DIRECTIONS:
Reproduce the listing word for word. Skip any image.

PROVIDED MATERIAL:
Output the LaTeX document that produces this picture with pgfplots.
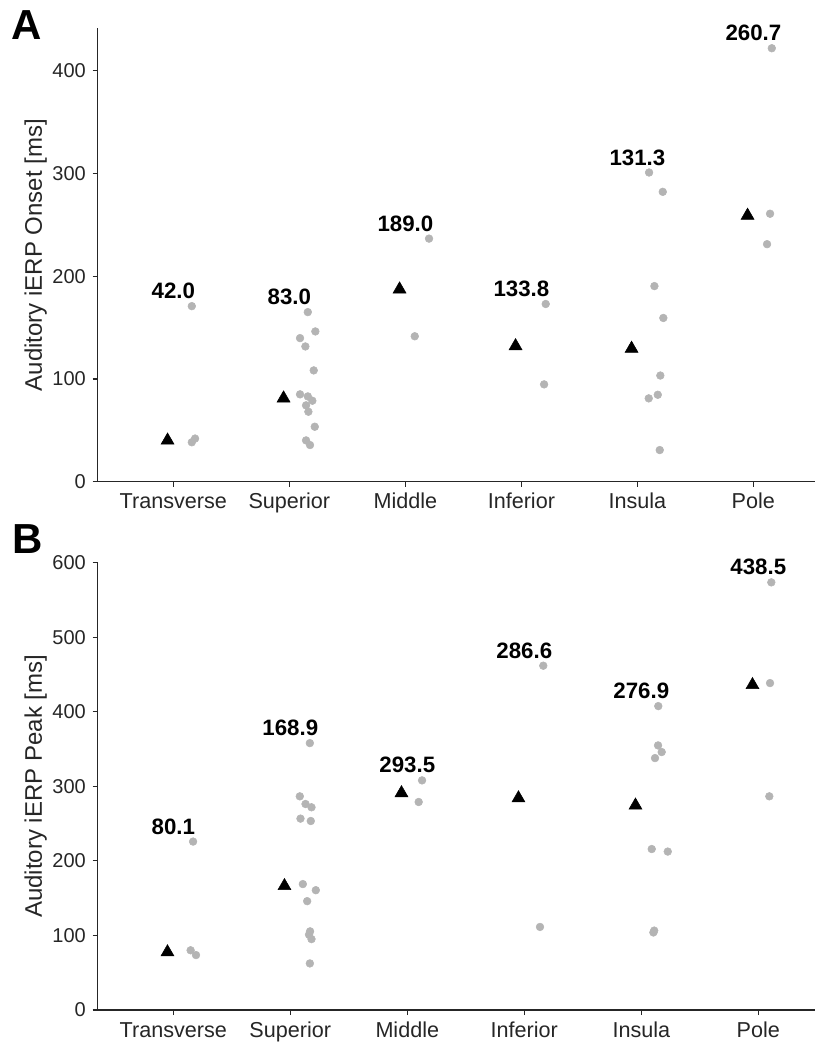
\documentclass[border=0pt]{standalone}
\usepackage{fontspec}
\setmainfont{Liberation Sans}
\usepackage{pgfplots}
\usepackage{pgfplotstable}
\pgfplotsset{compat=1.18}

\definecolor{dotgray}{RGB}{180,180,180}
\definecolor{spine}{RGB}{38,38,38}

% individual electrodes, panel A (onset)
\pgfplotstableread{
x y
0.159 170.8
0.159 38.4
0.187 42.0
1.159 165.0
1.224 146.2
1.092 139.7
1.138 131.6
1.210 108.3
1.092 85.0
1.159 83.0
1.198 78.8
1.144 74.3
1.164 68.1
1.219 53.5
1.144 40.2
1.178 35.7
2.204 236.5
2.081 141.5
3.210 172.9
3.196 94.7
4.101 300.8
4.219 282.0
4.147 190.3
4.224 159.3
4.198 103.3
4.176 84.6
4.098 81.1
4.193 30.8
5.159 421.7
5.144 260.7
5.118 231.1
}\dotsA

% medians, panel A
\pgfplotstableread{
xm med xl top
-0.05 42.0 0 170.8
0.95 83.0 1 165.0
1.95 189.0 2 236.5
2.95 133.8 3 172.9
3.95 131.3 4 300.8
4.95 260.7 5 421.7
}\medA

% individual electrodes, panel B (peak)
\pgfplotstableread{
x y
0.169 225.9
0.148 80.1
0.194 73.7
1.167 358.0
1.081 286.6
1.130 276.3
1.181 271.9
1.087 256.7
1.175 253.5
1.107 168.9
1.218 160.7
1.144 146.0
1.169 105.5
1.160 101.0
1.181 95.1
1.167 62.5
2.126 308.0
2.097 279.0
3.162 461.8
3.134 111.4
4.145 407.6
4.143 354.9
4.174 346.0
4.117 337.9
4.089 215.9
4.226 212.5
4.103 104.0
4.110 106.5
5.111 573.6
5.100 438.5
5.094 286.6
}\dotsB

% medians, panel B
\pgfplotstableread{
xm med xl top
-0.05 80.1 0 225.9
0.95 168.9 1 358.0
1.95 293.5 2 308.0
2.95 286.6 3 461.8
3.95 276.9 4 407.6
4.95 438.5 5 573.6
}\medB

\pgfplotsset{
  panel/.style={
    scale only axis,
    width=538pt,
    axis x line*=bottom,
    axis y line*=left,
    axis line style={spine, line width=1pt},
    tick style={spine, line width=0.9pt},
    tick align=outside,
    major tick length=3.75pt,
    xtick={0,...,5},
    xticklabels={Transverse,Superior,Middle,Inferior,Insula,Pole},
    ymin=0,
    clip=false,
    /pgf/number format/assume math mode=true,
    yticklabel style={font=\fontsize{15}{18}\selectfont, text=spine,
      anchor=east, inner sep=0pt, xshift=-5pt},
    xticklabel style={font=\fontsize{16.2}{19}\selectfont, text=spine,
      anchor=base, inner sep=0pt, yshift=-16.6pt},
    ylabel style={font=\fontsize{18}{21}\selectfont, text=spine,
      at={(axis description cs:-0.078,0.5)}, anchor=base},
  },
  dots/.style={only marks, mark=*, mark size=2.9pt, color=dotgray},
  med/.style={only marks, mark=triangle*, mark size=5.6pt, color=black,
    mark options={yshift=-1.4pt}},
  medlabel/.style={only marks, mark=none, nodes near coords,
    point meta=explicit symbolic,
    nodes near coords style={font=\fontsize{16.7}{19}\selectfont\bfseries,
      text=black, anchor=base, inner sep=0pt, yshift=5.6pt}},
}

\begin{document}
\begin{tikzpicture}
\useasboundingbox (-73.3pt,-421.7pt) rectangle (538pt,361.3pt);

\begin{axis}[panel, at={(0pt,0pt)}, anchor=south west,
  height=340pt, xmin=-0.652, xmax=5.532, ymax=441,
  ytick={0,100,200,300,400},
  yticklabels={0,100,200,300,400},
  ylabel={Auditory iERP Onset [ms]}]
  \addplot[dots] table[x=x, y=y] {\dotsA};
  \addplot[med] table[x=xm, y=med] {\medA};
  \addplot[medlabel] table[x=xl, y=top, meta=med] {\medA};
  \node[anchor=base west, inner sep=0pt, font=\fontsize{31.5}{34}\selectfont\bfseries]
    at (rel axis cs:-0.12,0.975) {A};
\end{axis}

\begin{axis}[panel, at={(0pt,-396.2pt)}, anchor=south west,
  height=335.5pt, xmin=-0.646, xmax=5.485, ymax=600,
  ytick={0,100,200,300,400,500,600},
  yticklabels={0,100,200,300,400,500,600},
  ylabel={Auditory iERP Peak [ms]}]
  \addplot[dots] table[x=x, y=y] {\dotsB};
  \addplot[med] table[x=xm, y=med] {\medB};
  \addplot[medlabel] table[x=xl, y=top, meta=med] {\medB};
  \node[anchor=base west, inner sep=0pt, font=\fontsize{31.5}{34}\selectfont\bfseries]
    at (rel axis cs:-0.1185,1.0194) {B};
\end{axis}
\end{tikzpicture}
\end{document}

ANSWER TO THIS TASK:
Output the LaTeX document that produces this picture with pgfplots.
\documentclass[border=0pt]{standalone}
\usepackage{fontspec}
\setmainfont{Liberation Sans}
\usepackage{pgfplots}
\usepackage{pgfplotstable}
\pgfplotsset{compat=1.18}

\definecolor{dotgray}{RGB}{180,180,180}
\definecolor{spine}{RGB}{38,38,38}

% individual electrodes, panel A (onset)
\pgfplotstableread{
x y
0.159 170.8
0.159 38.4
0.187 42.0
1.159 165.0
1.224 146.2
1.092 139.7
1.138 131.6
1.210 108.3
1.092 85.0
1.159 83.0
1.198 78.8
1.144 74.3
1.164 68.1
1.219 53.5
1.144 40.2
1.178 35.7
2.204 236.5
2.081 141.5
3.210 172.9
3.196 94.7
4.101 300.8
4.219 282.0
4.147 190.3
4.224 159.3
4.198 103.3
4.176 84.6
4.098 81.1
4.193 30.8
5.159 421.7
5.144 260.7
5.118 231.1
}\dotsA

% medians, panel A
\pgfplotstableread{
xm med xl top
-0.05 42.0 0 170.8
0.95 83.0 1 165.0
1.95 189.0 2 236.5
2.95 133.8 3 172.9
3.95 131.3 4 300.8
4.95 260.7 5 421.7
}\medA

% individual electrodes, panel B (peak)
\pgfplotstableread{
x y
0.169 225.9
0.148 80.1
0.194 73.7
1.167 358.0
1.081 286.6
1.130 276.3
1.181 271.9
1.087 256.7
1.175 253.5
1.107 168.9
1.218 160.7
1.144 146.0
1.169 105.5
1.160 101.0
1.181 95.1
1.167 62.5
2.126 308.0
2.097 279.0
3.162 461.8
3.134 111.4
4.145 407.6
4.143 354.9
4.174 346.0
4.117 337.9
4.089 215.9
4.226 212.5
4.103 104.0
4.110 106.5
5.111 573.6
5.100 438.5
5.094 286.6
}\dotsB

% medians, panel B
\pgfplotstableread{
xm med xl top
-0.05 80.1 0 225.9
0.95 168.9 1 358.0
1.95 293.5 2 308.0
2.95 286.6 3 461.8
3.95 276.9 4 407.6
4.95 438.5 5 573.6
}\medB

\pgfplotsset{
  panel/.style={
    scale only axis,
    width=538pt,
    axis x line*=bottom,
    axis y line*=left,
    axis line style={spine, line width=1pt},
    tick style={spine, line width=0.9pt},
    tick align=outside,
    major tick length=3.75pt,
    xtick={0,...,5},
    xticklabels={Transverse,Superior,Middle,Inferior,Insula,Pole},
    ymin=0,
    clip=false,
    /pgf/number format/assume math mode=true,
    yticklabel style={font=\fontsize{15}{18}\selectfont, text=spine,
      anchor=east, inner sep=0pt, xshift=-5pt},
    xticklabel style={font=\fontsize{16.2}{19}\selectfont, text=spine,
      anchor=base, inner sep=0pt, yshift=-16.6pt},
    ylabel style={font=\fontsize{18}{21}\selectfont, text=spine,
      at={(axis description cs:-0.078,0.5)}, anchor=base},
  },
  dots/.style={only marks, mark=*, mark size=2.9pt, color=dotgray},
  med/.style={only marks, mark=triangle*, mark size=5.6pt, color=black,
    mark options={yshift=-1.4pt}},
  medlabel/.style={only marks, mark=none, nodes near coords,
    point meta=explicit symbolic,
    nodes near coords style={font=\fontsize{16.7}{19}\selectfont\bfseries,
      text=black, anchor=base, inner sep=0pt, yshift=5.6pt}},
}

\begin{document}
\begin{tikzpicture}
\useasboundingbox (-73.3pt,-421.7pt) rectangle (538pt,361.3pt);

\begin{axis}[panel, at={(0pt,0pt)}, anchor=south west,
  height=340pt, xmin=-0.652, xmax=5.532, ymax=441,
  ytick={0,100,200,300,400},
  yticklabels={0,100,200,300,400},
  ylabel={Auditory iERP Onset [ms]}]
  \addplot[dots] table[x=x, y=y] {\dotsA};
  \addplot[med] table[x=xm, y=med] {\medA};
  \addplot[medlabel] table[x=xl, y=top, meta=med] {\medA};
  \node[anchor=base west, inner sep=0pt, font=\fontsize{31.5}{34}\selectfont\bfseries]
    at (rel axis cs:-0.12,0.975) {A};
\end{axis}

\begin{axis}[panel, at={(0pt,-396.2pt)}, anchor=south west,
  height=335.5pt, xmin=-0.646, xmax=5.485, ymax=600,
  ytick={0,100,200,300,400,500,600},
  yticklabels={0,100,200,300,400,500,600},
  ylabel={Auditory iERP Peak [ms]}]
  \addplot[dots] table[x=x, y=y] {\dotsB};
  \addplot[med] table[x=xm, y=med] {\medB};
  \addplot[medlabel] table[x=xl, y=top, meta=med] {\medB};
  \node[anchor=base west, inner sep=0pt, font=\fontsize{31.5}{34}\selectfont\bfseries]
    at (rel axis cs:-0.1185,1.0194) {B};
\end{axis}
\end{tikzpicture}
\end{document}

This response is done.